WHAT YOU SHOULD DO => Reproduce the listing word for word. Skip any image.

MATERIAL PROVIDED =>
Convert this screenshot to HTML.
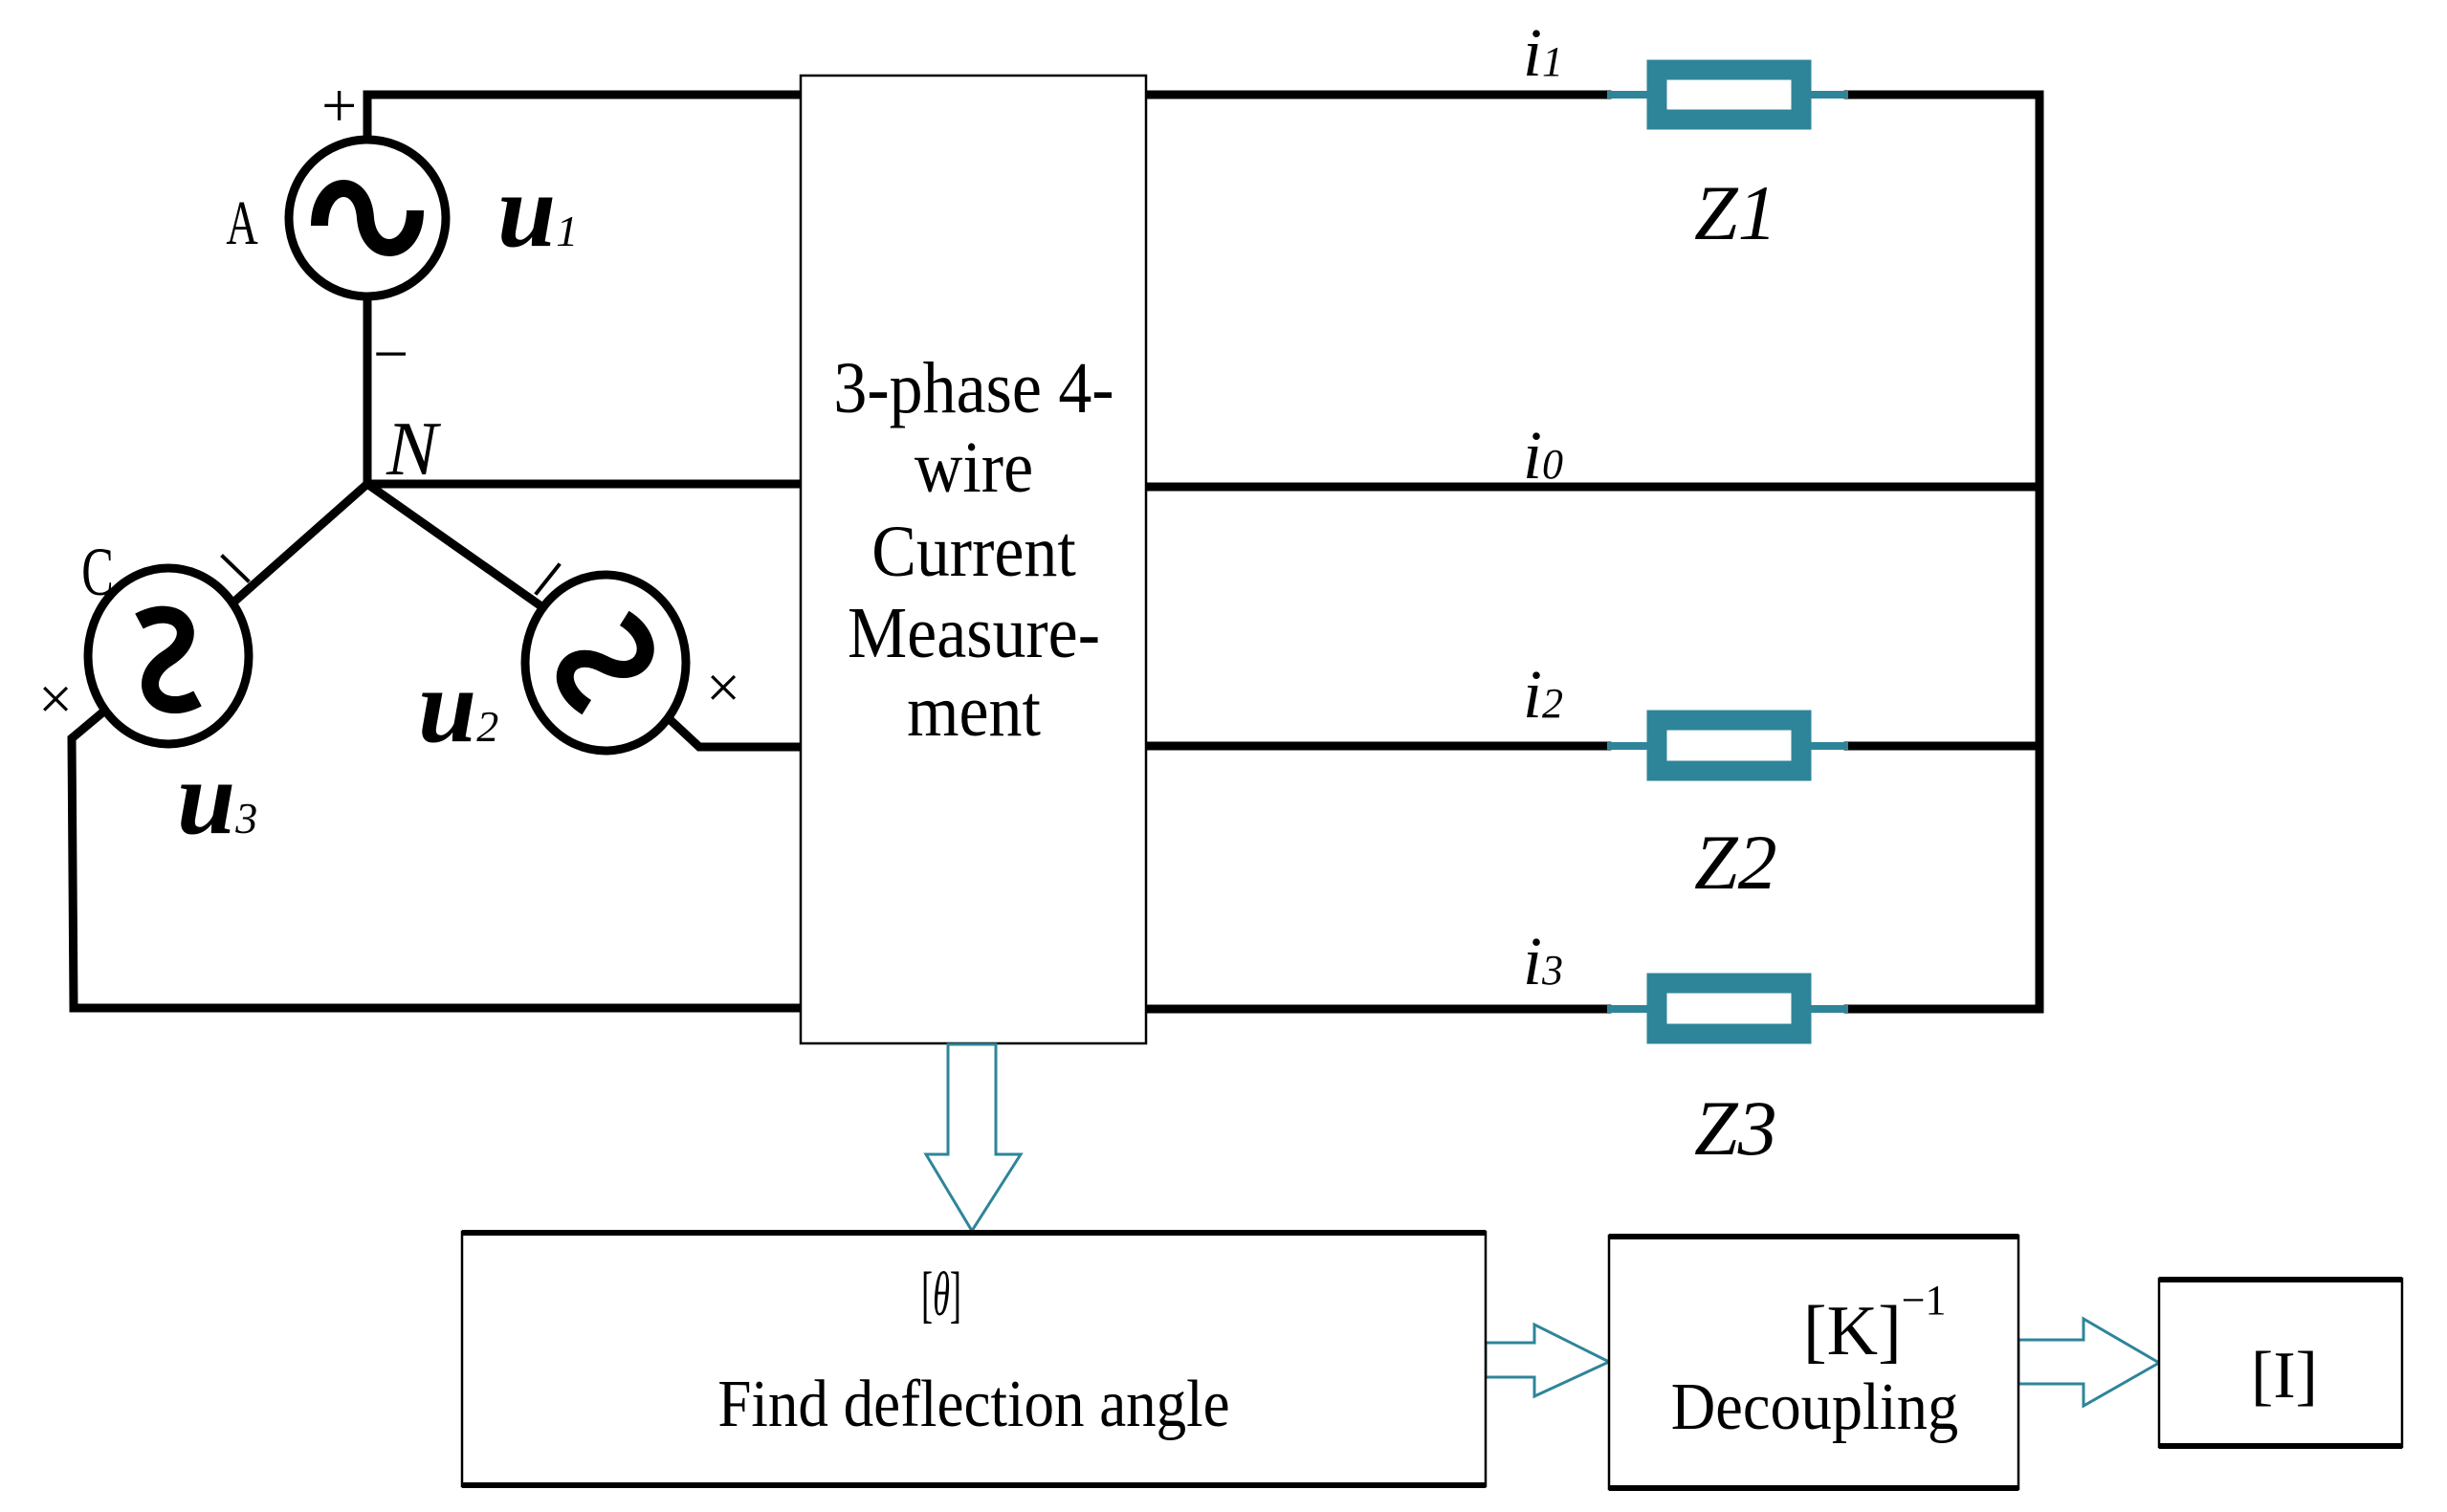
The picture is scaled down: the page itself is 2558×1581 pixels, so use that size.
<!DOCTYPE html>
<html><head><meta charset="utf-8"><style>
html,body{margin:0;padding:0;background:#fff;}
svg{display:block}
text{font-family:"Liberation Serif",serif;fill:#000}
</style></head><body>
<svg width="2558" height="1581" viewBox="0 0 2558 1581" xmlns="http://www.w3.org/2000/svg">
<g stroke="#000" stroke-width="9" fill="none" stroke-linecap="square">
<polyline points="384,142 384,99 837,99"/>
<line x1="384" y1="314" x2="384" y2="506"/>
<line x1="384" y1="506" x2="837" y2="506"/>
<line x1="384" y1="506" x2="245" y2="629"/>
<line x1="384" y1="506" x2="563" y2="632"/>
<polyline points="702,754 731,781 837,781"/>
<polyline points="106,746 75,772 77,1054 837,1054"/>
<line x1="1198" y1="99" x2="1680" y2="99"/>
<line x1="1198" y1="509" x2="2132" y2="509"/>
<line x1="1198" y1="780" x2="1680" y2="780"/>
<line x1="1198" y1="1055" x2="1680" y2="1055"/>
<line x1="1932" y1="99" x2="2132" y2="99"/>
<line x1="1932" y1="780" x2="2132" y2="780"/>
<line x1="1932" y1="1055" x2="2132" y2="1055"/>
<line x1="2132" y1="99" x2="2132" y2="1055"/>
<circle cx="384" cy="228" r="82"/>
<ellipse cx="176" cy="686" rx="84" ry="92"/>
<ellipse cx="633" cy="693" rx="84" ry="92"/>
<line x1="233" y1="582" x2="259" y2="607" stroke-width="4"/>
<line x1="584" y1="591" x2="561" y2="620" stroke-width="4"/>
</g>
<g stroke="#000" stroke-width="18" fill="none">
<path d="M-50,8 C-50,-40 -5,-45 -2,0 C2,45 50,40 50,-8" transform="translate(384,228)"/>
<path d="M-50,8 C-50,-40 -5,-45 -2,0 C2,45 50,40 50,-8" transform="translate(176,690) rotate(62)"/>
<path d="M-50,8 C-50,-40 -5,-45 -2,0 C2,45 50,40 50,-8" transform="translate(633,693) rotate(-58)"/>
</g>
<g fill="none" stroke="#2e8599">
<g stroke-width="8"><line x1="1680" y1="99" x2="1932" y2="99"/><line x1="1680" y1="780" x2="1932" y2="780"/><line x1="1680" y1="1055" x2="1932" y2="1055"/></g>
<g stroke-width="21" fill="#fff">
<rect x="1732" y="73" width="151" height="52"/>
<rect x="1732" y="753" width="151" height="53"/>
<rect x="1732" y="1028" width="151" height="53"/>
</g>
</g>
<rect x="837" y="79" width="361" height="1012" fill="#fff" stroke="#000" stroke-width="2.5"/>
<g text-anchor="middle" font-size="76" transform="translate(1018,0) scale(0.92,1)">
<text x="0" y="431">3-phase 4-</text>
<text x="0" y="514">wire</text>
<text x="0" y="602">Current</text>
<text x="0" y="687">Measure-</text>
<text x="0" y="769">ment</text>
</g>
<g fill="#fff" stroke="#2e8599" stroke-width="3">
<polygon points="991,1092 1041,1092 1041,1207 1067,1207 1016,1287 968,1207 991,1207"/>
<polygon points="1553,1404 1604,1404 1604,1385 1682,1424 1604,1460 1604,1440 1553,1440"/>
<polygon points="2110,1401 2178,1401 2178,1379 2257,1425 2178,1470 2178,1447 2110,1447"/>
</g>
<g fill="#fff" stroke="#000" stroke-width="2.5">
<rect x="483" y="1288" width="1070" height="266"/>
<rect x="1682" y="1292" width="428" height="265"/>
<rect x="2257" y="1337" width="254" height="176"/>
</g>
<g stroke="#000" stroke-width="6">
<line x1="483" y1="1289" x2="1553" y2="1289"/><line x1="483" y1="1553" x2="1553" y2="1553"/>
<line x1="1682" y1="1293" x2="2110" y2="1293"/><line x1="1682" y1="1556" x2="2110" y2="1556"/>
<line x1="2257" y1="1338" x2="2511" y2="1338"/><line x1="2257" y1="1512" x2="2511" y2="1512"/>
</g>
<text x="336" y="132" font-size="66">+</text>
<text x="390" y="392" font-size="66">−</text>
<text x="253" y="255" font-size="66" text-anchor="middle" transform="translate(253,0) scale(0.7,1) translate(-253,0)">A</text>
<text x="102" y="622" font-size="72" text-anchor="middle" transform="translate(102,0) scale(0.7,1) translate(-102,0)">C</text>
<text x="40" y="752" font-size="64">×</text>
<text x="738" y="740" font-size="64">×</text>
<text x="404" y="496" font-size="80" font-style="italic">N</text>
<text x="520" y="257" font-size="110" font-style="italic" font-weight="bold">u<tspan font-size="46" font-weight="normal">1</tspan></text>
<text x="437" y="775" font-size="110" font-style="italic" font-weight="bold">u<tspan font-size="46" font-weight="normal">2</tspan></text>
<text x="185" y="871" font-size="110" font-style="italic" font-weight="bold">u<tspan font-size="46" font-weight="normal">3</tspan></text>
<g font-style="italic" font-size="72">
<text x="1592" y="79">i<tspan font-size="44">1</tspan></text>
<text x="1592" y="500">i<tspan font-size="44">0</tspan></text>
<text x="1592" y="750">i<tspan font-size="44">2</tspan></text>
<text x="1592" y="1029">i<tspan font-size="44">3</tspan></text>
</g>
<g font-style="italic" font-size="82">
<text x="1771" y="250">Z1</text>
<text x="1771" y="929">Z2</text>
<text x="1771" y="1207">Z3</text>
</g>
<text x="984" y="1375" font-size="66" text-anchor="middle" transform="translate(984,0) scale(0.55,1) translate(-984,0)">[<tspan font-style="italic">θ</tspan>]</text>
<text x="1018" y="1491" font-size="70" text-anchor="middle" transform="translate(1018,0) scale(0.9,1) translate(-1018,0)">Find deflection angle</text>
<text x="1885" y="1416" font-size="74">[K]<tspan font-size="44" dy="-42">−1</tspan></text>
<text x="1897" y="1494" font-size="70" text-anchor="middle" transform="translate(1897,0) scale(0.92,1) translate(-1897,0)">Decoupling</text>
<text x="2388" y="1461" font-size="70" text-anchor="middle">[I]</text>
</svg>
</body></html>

WRITTEN REPLY =>
Convert this screenshot to HTML.
The picture is scaled down: the page itself is 2558×1581 pixels, so use that size.
<!DOCTYPE html>
<html><head><meta charset="utf-8"><style>
html,body{margin:0;padding:0;background:#fff;}
svg{display:block}
text{font-family:"Liberation Serif",serif;fill:#000}
</style></head><body>
<svg width="2558" height="1581" viewBox="0 0 2558 1581" xmlns="http://www.w3.org/2000/svg">
<g stroke="#000" stroke-width="9" fill="none" stroke-linecap="square">
<polyline points="384,142 384,99 837,99"/>
<line x1="384" y1="314" x2="384" y2="506"/>
<line x1="384" y1="506" x2="837" y2="506"/>
<line x1="384" y1="506" x2="245" y2="629"/>
<line x1="384" y1="506" x2="563" y2="632"/>
<polyline points="702,754 731,781 837,781"/>
<polyline points="106,746 75,772 77,1054 837,1054"/>
<line x1="1198" y1="99" x2="1680" y2="99"/>
<line x1="1198" y1="509" x2="2132" y2="509"/>
<line x1="1198" y1="780" x2="1680" y2="780"/>
<line x1="1198" y1="1055" x2="1680" y2="1055"/>
<line x1="1932" y1="99" x2="2132" y2="99"/>
<line x1="1932" y1="780" x2="2132" y2="780"/>
<line x1="1932" y1="1055" x2="2132" y2="1055"/>
<line x1="2132" y1="99" x2="2132" y2="1055"/>
<circle cx="384" cy="228" r="82"/>
<ellipse cx="176" cy="686" rx="84" ry="92"/>
<ellipse cx="633" cy="693" rx="84" ry="92"/>
<line x1="233" y1="582" x2="259" y2="607" stroke-width="4"/>
<line x1="584" y1="591" x2="561" y2="620" stroke-width="4"/>
</g>
<g stroke="#000" stroke-width="18" fill="none">
<path d="M-50,8 C-50,-40 -5,-45 -2,0 C2,45 50,40 50,-8" transform="translate(384,228)"/>
<path d="M-50,8 C-50,-40 -5,-45 -2,0 C2,45 50,40 50,-8" transform="translate(176,690) rotate(62)"/>
<path d="M-50,8 C-50,-40 -5,-45 -2,0 C2,45 50,40 50,-8" transform="translate(633,693) rotate(-58)"/>
</g>
<g fill="none" stroke="#2e8599">
<g stroke-width="8"><line x1="1680" y1="99" x2="1932" y2="99"/><line x1="1680" y1="780" x2="1932" y2="780"/><line x1="1680" y1="1055" x2="1932" y2="1055"/></g>
<g stroke-width="21" fill="#fff">
<rect x="1732" y="73" width="151" height="52"/>
<rect x="1732" y="753" width="151" height="53"/>
<rect x="1732" y="1028" width="151" height="53"/>
</g>
</g>
<rect x="837" y="79" width="361" height="1012" fill="#fff" stroke="#000" stroke-width="2.5"/>
<g text-anchor="middle" font-size="76" transform="translate(1018,0) scale(0.92,1)">
<text x="0" y="431">3-phase 4-</text>
<text x="0" y="514">wire</text>
<text x="0" y="602">Current</text>
<text x="0" y="687">Measure-</text>
<text x="0" y="769">ment</text>
</g>
<g fill="#fff" stroke="#2e8599" stroke-width="3">
<polygon points="991,1092 1041,1092 1041,1207 1067,1207 1016,1287 968,1207 991,1207"/>
<polygon points="1553,1404 1604,1404 1604,1385 1682,1424 1604,1460 1604,1440 1553,1440"/>
<polygon points="2110,1401 2178,1401 2178,1379 2257,1425 2178,1470 2178,1447 2110,1447"/>
</g>
<g fill="#fff" stroke="#000" stroke-width="2.5">
<rect x="483" y="1288" width="1070" height="266"/>
<rect x="1682" y="1292" width="428" height="265"/>
<rect x="2257" y="1337" width="254" height="176"/>
</g>
<g stroke="#000" stroke-width="6">
<line x1="483" y1="1289" x2="1553" y2="1289"/><line x1="483" y1="1553" x2="1553" y2="1553"/>
<line x1="1682" y1="1293" x2="2110" y2="1293"/><line x1="1682" y1="1556" x2="2110" y2="1556"/>
<line x1="2257" y1="1338" x2="2511" y2="1338"/><line x1="2257" y1="1512" x2="2511" y2="1512"/>
</g>
<text x="336" y="132" font-size="66">+</text>
<text x="390" y="392" font-size="66">−</text>
<text x="253" y="255" font-size="66" text-anchor="middle" transform="translate(253,0) scale(0.7,1) translate(-253,0)">A</text>
<text x="102" y="622" font-size="72" text-anchor="middle" transform="translate(102,0) scale(0.7,1) translate(-102,0)">C</text>
<text x="40" y="752" font-size="64">×</text>
<text x="738" y="740" font-size="64">×</text>
<text x="404" y="496" font-size="80" font-style="italic">N</text>
<text x="520" y="257" font-size="110" font-style="italic" font-weight="bold">u<tspan font-size="46" font-weight="normal">1</tspan></text>
<text x="437" y="775" font-size="110" font-style="italic" font-weight="bold">u<tspan font-size="46" font-weight="normal">2</tspan></text>
<text x="185" y="871" font-size="110" font-style="italic" font-weight="bold">u<tspan font-size="46" font-weight="normal">3</tspan></text>
<g font-style="italic" font-size="72">
<text x="1592" y="79">i<tspan font-size="44">1</tspan></text>
<text x="1592" y="500">i<tspan font-size="44">0</tspan></text>
<text x="1592" y="750">i<tspan font-size="44">2</tspan></text>
<text x="1592" y="1029">i<tspan font-size="44">3</tspan></text>
</g>
<g font-style="italic" font-size="82">
<text x="1771" y="250">Z1</text>
<text x="1771" y="929">Z2</text>
<text x="1771" y="1207">Z3</text>
</g>
<text x="984" y="1375" font-size="66" text-anchor="middle" transform="translate(984,0) scale(0.55,1) translate(-984,0)">[<tspan font-style="italic">θ</tspan>]</text>
<text x="1018" y="1491" font-size="70" text-anchor="middle" transform="translate(1018,0) scale(0.9,1) translate(-1018,0)">Find deflection angle</text>
<text x="1885" y="1416" font-size="74">[K]<tspan font-size="44" dy="-42">−1</tspan></text>
<text x="1897" y="1494" font-size="70" text-anchor="middle" transform="translate(1897,0) scale(0.92,1) translate(-1897,0)">Decoupling</text>
<text x="2388" y="1461" font-size="70" text-anchor="middle">[I]</text>
</svg>
</body></html>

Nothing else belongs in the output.